E quando sono state applicate queste nuove regole, una percentuale significativa dei fruitori ha smesso di prestare il consenso all’installazione dei cookie. Gli editori parlano di un crollo dal 30% al 50% dei consensi raccolti.

Quanto vale e quanto dura il consenso concesso per la profilazione?
Se si accede sempre dallo stesso computer, questo registra il cookie che comprova il rilascio del consenso e quella informazione può rimanere archiviata per sei mesi, quindi se riaccedo allo stesso sito dallo stesso pc in realtà non dovrei ricevere nuove richieste di profilazione.

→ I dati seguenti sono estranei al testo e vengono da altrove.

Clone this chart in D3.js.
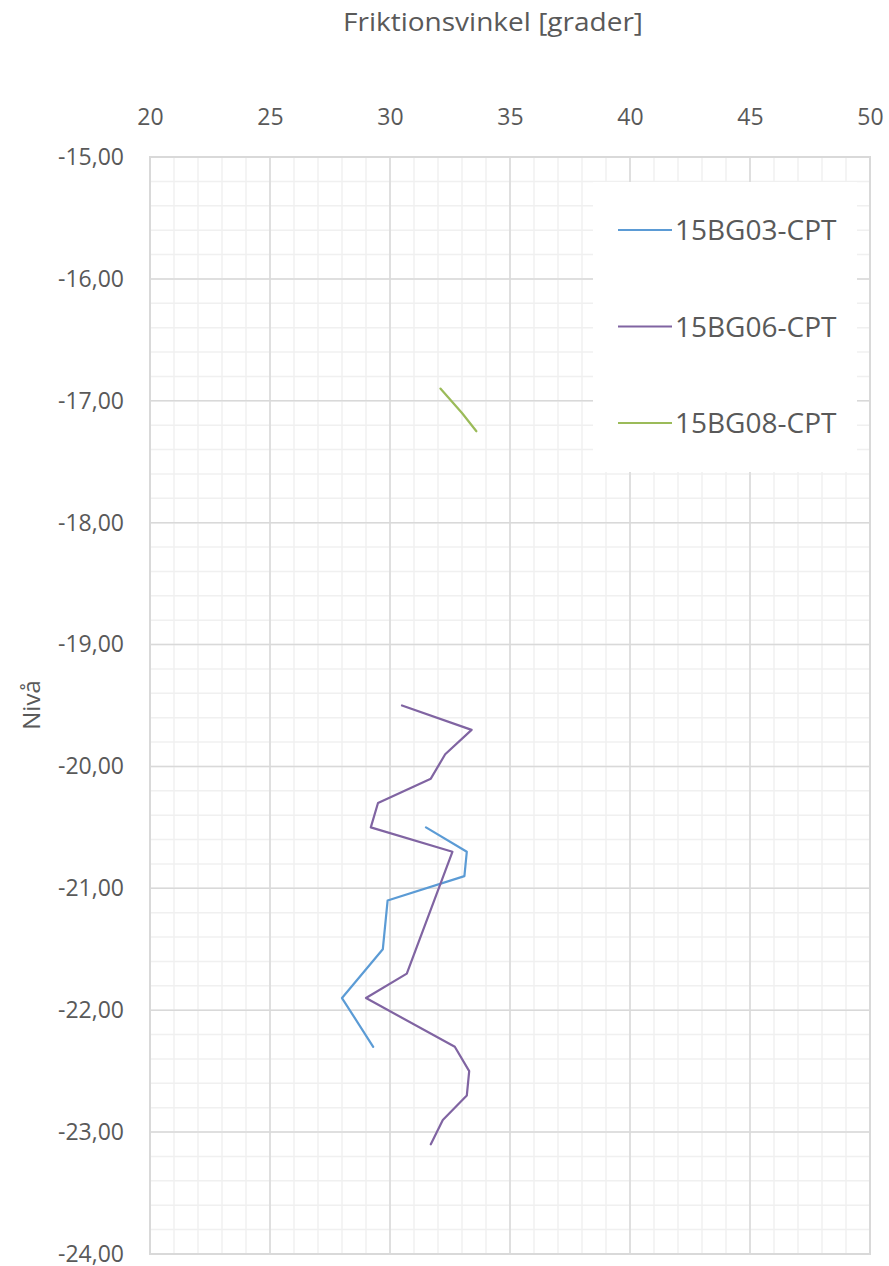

Al riguardo decide, comunque, il singolo editore e noi ci siamo limitati a prevedere un termine massimo di durata del consenso prestato dall’utente.

Quali sono, se ci sono, i margini di rischio per le testate che hanno applicato questa procedura?
Ci sono delle istruttorie aperte che qualora venisse accertata la violazione, potrebbero condurre, una volta concluse, a provvedimenti di blocco di questa pratica, e a volte anche sanzioni pecuniarie fino al 2% o al 4% del fatturato dell’anno precedente.

Per gli utenti tutto questo cosa comporta?
Gli utenti ora stanno di fatto consegnando un po’ del proprio sé, delle proprie abitudini e delle proprie preferenze, nella mani di una filiera che comincia con l’editore e poi arriva agli investitori pubblicitari e alle grandi piattaforme. Le informazioni che forniamo online sono relative al modo in cui viviamo, più informazioni personali concediamo nella dimensione digitale, maggiore è il rischio che corriamo di veder compresso il nostro diritto all’autodeterminazione. Chi ti conosce meglio sa come meglio prenderti e portarti dove vuole, che si tratti di scelte di consumo, politiche o culturali. E l’universo di quei ‘terzi’ a cui consentiamo di conoscerci è sempre più ampio, perché i dati circolano, ed il rischio è quello che terzi possano acquisire la capacità di manipolare la nostra libertà di scelta negli ambiti più diversi.